You Can't Go Home Again
I remember this from college: After the first semester of the first year, I went home for the first time. And realized it wasn't home.
People leave their parental homes in different ways. College was mine. A job in another town may be someone else's. Yet the moment comes for everyone: The shock of finding that, even if your parents kept your room the same, you don't live there anymore. It's not your home.
Your parents may make your favorite breakfast every day and your favorite foods at dinner. They may invite people over to spend time with you. They may plan special activities for your visit. The key word: Visit. These are things they do for guests.
Prior to this moment, you may not have considered your new digs "home." Yet you find your childhood digs aren't home anymore, either.
In an emotional sense, you're homeless. Suddenly.

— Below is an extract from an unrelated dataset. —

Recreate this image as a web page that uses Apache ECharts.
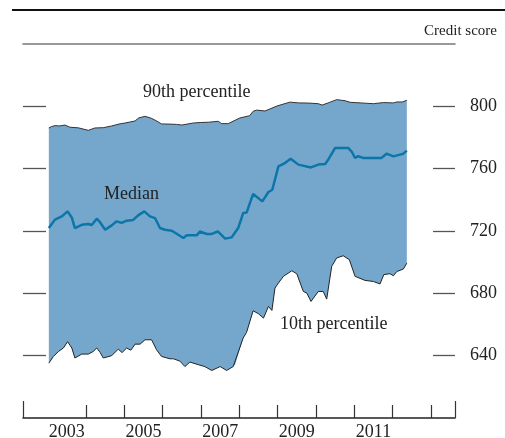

This dawning realization—that you are now a guest in your childhood home, that you do not live there any longer, never will again, and can never, ever go back to the life you had before you left—struck me with a deep, resounding melancholy.
Childhood chafes even kids with idyllic childhoods. All kids want freedom, autonomy, and respect—qualities only available to people who have achieved a certain level of responsibility and integrity. Kids just haven't attained them yet.
Though as much as every kid wishes to be an adult, every adult occasionally wishes for the comforts of childhood. And the first moment when you realize that they are gone forever is stark, indeed.